Wpis z mikrobloga

Hej mirki i węgierki!

Poszukuję rady - Jesteśmy już trzy dni na Teneryfie w podróży poślubnej bez bagażu (,)

Przesiedziałem już sporo godzin wydzwaniając na wszelkie możliwe numery telefonów - nikt nie odbiera. Odbiera jedynie lotnisko, które podaje w kółko numery do których dodzwonić się nie da. Status bagażu jest nieznany i tylko dowiedzieliśmy się, że lotnisko Chopina ma straszny b..ałagan za mało pracowników i 1500 zgubionych bagaży.
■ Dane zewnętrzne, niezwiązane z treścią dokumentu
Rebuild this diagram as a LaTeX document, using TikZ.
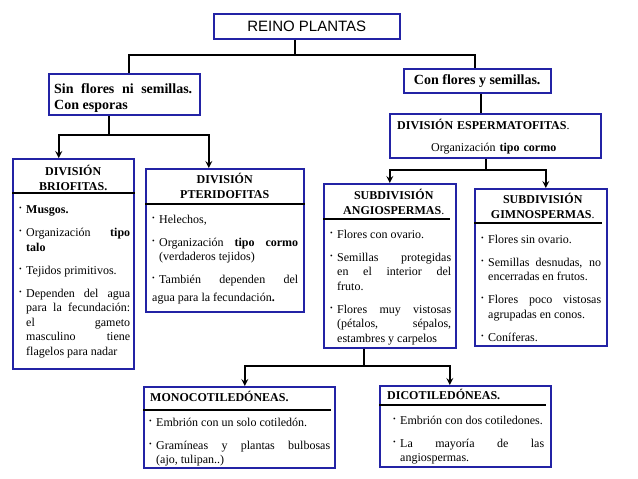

Wiadomo, że podstawowe rzeczy sobie kupiliśmy ale możecie sobie wyobrazić jak nieprzyjemne jest gdy długo przygotowywaliście się do tego wielkiego wyjazdu, lataliście po sklepach by #rozowypasek wyczaił na promocji sukienkę idealną na spacer brzegiem oceanu i teraz wielkiej walizki ze wszystkimi ciuchami i częścią kasy (zawsze rozkładamy w kilka miejsc) po prostu nie ma i mało kogo to obchodzi.

Wybaczcie za #gorzkiezale ale może ktoś z Was wie jak w takiej sytuacji działać by ktoś tam po drugiej stronie kiwnął choć palcem by pomóc biednym nowożeńcom?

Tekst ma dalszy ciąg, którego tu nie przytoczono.